Is this model, which I picked up in a Datastax tutorial, the most effective? Not everyone seems to agree.
CREATE TABLE minutedata (
ticker text,
time timestamp,
value float,
PRIMARY KEY (ticker, time))
WITH CLUSTERING ORDER BY (time DESC);
I like this because there are up to 20 000 tickers so the partitioning should be efficient, and there are only up to 3 million minutes in a row, and Cassandra can handle up to 2 billion. Also with the time descending order I get most recent data when using a limit on the query.
However, the book Cassandra High Availability by Robbie Strickland mentions the above as an anti-pattern (using sensor-data analogy), and I quote the problems he cites from page 144:
Data will be collected for a given sensor indefinitely, and in many
cases at a very high frequency
With sensorID as the partition key, the row will grow by two
columns for every reading (one marker and one reading).
I understand point one would be a problem but it's not in my case due to the 3 million data point limit. But point 2 is interesting. What are these "markers" between each reading? I clearly want to avoid anything that breaks contiguous data storage.
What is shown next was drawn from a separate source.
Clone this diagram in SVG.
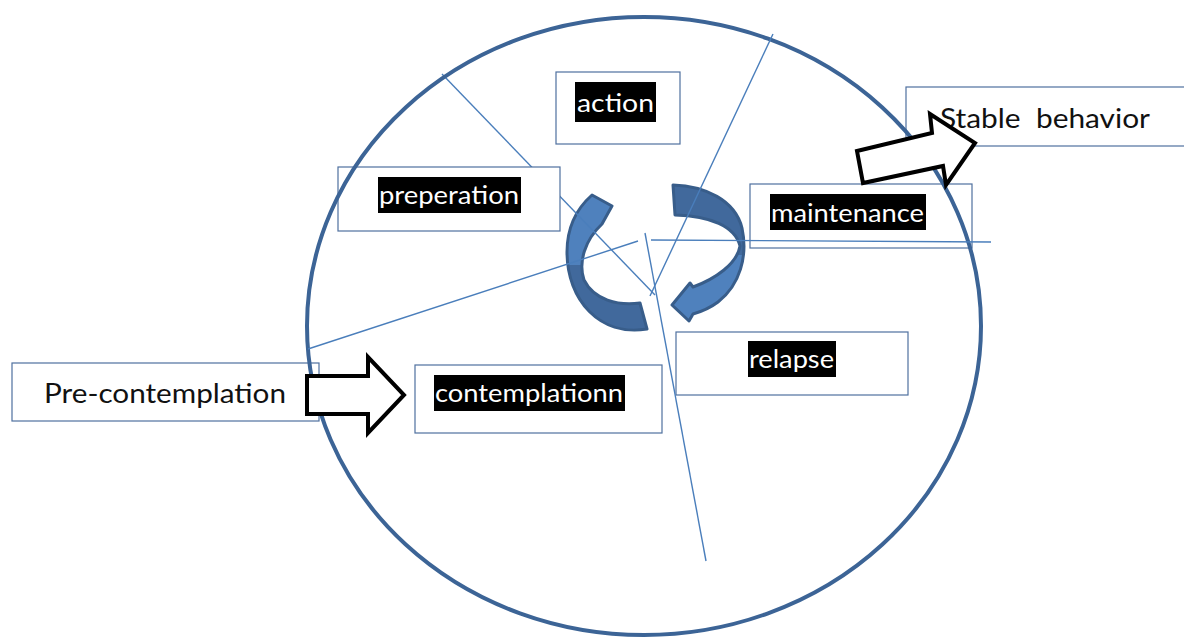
<svg xmlns="http://www.w3.org/2000/svg" width="1184" height="637" viewBox="0 0 1184 637">
  <style>
    .box { fill: #ffffff; stroke: #4f709f; stroke-width: 1.2; }
    .lbl-bg { fill: #000000; }
    .lbl { fill: #ffffff; font-family: Lato, "Open Sans", "Liberation Sans", sans-serif; font-size: 25px; }
    .plain { fill: #111111; font-family: Lato, "Open Sans", "Liberation Sans", sans-serif; font-size: 26px; }
    .divider { stroke: #4a7ebb; stroke-width: 1.4; fill: none; }
    .ring { fill: none; stroke: #3c6496; stroke-width: 4; }
    .block-arrow { fill: #ffffff; stroke: #000000; stroke-width: 4; stroke-linejoin: miter; }
    .cycle { stroke: #385d8a; stroke-width: 3; stroke-linejoin: round; }
  </style>
  <defs>
    <linearGradient id="leftTone" gradientUnits="userSpaceOnUse" x1="0" y1="190" x2="0" y2="335">
      <stop offset="0" stop-color="#4f81bd"/>
      <stop offset="0.52" stop-color="#4f81bd"/>
      <stop offset="0.52" stop-color="#41699c"/>
      <stop offset="1" stop-color="#41699c"/>
    </linearGradient>
    <linearGradient id="rightTone" gradientUnits="userSpaceOnUse" x1="0" y1="185" x2="0" y2="325">
      <stop offset="0" stop-color="#41699c"/>
      <stop offset="0.5" stop-color="#41699c"/>
      <stop offset="0.5" stop-color="#4f81bd"/>
      <stop offset="1" stop-color="#4f81bd"/>
    </linearGradient>
  </defs>

  <!-- cycle arrows in the centre -->
  <g id="cycle-arrows">
    <path class="cycle" fill="url(#leftTone)" d="M 647,329 C 600,337 567,300 567,252 C 567,230 575,210 592,195 L 612,206 L 602,224 C 585,240 578,262 584,280 C 594,300 618,306 640,303 Z"/>
    <path class="cycle" fill="url(#rightTone)" d="M 673,185 C 705,186 735,200 742,228 C 748,256 740,285 718,302 C 710,308 700,312 693,314 L 689,321 L 672,305 L 690,283 L 693,287 C 715,279 737,264 740,246 C 735,226 710,216 675,215 Z"/>
  </g>

  <!-- divider hidden behind the preperation box -->
  <g id="connectors-under">
    <line class="divider" x1="442" y1="74" x2="655" y2="295"/>
  </g>

  <!-- stage boxes -->
  <g id="node-action">
    <rect class="box" x="556" y="72" width="124" height="72"/>
  </g>
  <g id="node-preperation">
    <rect class="box" x="338" y="167" width="222" height="64"/>
  </g>
  <g id="node-maintenance">
    <rect class="box" x="750" y="184" width="222" height="64"/>
  </g>
  <g id="node-contemplationn">
    <rect class="box" x="415" y="365" width="247" height="68"/>
  </g>
  <g id="node-relapse">
    <rect class="box" x="676" y="332" width="232" height="63"/>
  </g>
  <g id="node-pre-contemplation">
    <rect class="box" x="12" y="363" width="307" height="58"/>
  </g>
  <g id="node-stable-behavior">
    <rect class="box" x="906" y="87" width="290" height="59"/>
  </g>

  <!-- outer cycle ring -->
  <ellipse class="ring" cx="644" cy="326" rx="337" ry="309"/>

  <!-- dividers -->
  <g id="connectors">
    <line class="divider" x1="773" y1="34" x2="650" y2="296"/>
    <line class="divider" x1="308" y1="349" x2="638" y2="241"/>
    <line class="divider" x1="651" y1="240" x2="991" y2="242"/>
    <line class="divider" x1="645" y1="233" x2="706" y2="561"/>
  </g>

  <!-- labels -->
  <g id="labels">
    <rect class="lbl-bg" x="575" y="82" width="81" height="40"/>
    <text class="lbl" x="577" y="112" textLength="77" lengthAdjust="spacingAndGlyphs">action</text>

    <rect class="lbl-bg" x="378" y="177" width="143" height="36"/>
    <text class="lbl" x="379" y="204" textLength="140" lengthAdjust="spacingAndGlyphs">preperation</text>

    <rect class="lbl-bg" x="770" y="194" width="156" height="36"/>
    <text class="lbl" x="771" y="222" textLength="153" lengthAdjust="spacingAndGlyphs">maintenance</text>

    <rect class="lbl-bg" x="434" y="375" width="191" height="36"/>
    <text class="lbl" x="435" y="402" textLength="188" lengthAdjust="spacingAndGlyphs">contemplationn</text>

    <rect class="lbl-bg" x="748" y="341" width="88" height="36"/>
    <text class="lbl" x="749" y="368" textLength="85" lengthAdjust="spacingAndGlyphs">relapse</text>

    <text class="plain" x="44" y="403" textLength="242" lengthAdjust="spacingAndGlyphs">Pre-contemplation</text>
    <text class="plain" x="940" y="128" textLength="210" lengthAdjust="spacingAndGlyphs" xml:space="preserve">Stable  behavior</text>
  </g>

  <!-- block arrows -->
  <g id="block-arrows">
    <polygon class="block-arrow" points="307,376 368,376 368,357 404,395 368,433 368,414 307,414"/>
    <polygon class="block-arrow" points="857,151 932,133 930,114 975,143 946,185 943,166 863,183"/>
  </g>
</svg>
If point 2 is a problem, what is a better way to model timeseries so that they can efficiently be read in large ranges, fast? I'm not particularly keen to break the timeseries into smaller sub-periods.
If your query pattern was to find a few rows for a ticker using a range query, then I would say having all the data for a ticker in one partition would be a good approach since Cassandra is optimized to access partitions efficiently.
But if everything is in one one partition, then that means the query is happening on only one node. Since you say you often want to read large ranges of rows, then you may want more parallelism.
If you split that same data across many nodes and read it in parallel, you may be able to get better performance. For example, if you partitioned your data by ticker and by year, and you had ten nodes, you could theoretically issue ten async queries and have each year queried in parallel.
Now 3 million rows is a lot, but not really that big, so you'd probably have to run some tests to see which approach was actually faster for your situation.
If you're doing more than just retrieving all these rows and are doing some kind of analytics on them, then parallelism will become more attractive and you might want to look into pairing Cassandra with Spark so that the data and be read and processed in parallel on many nodes.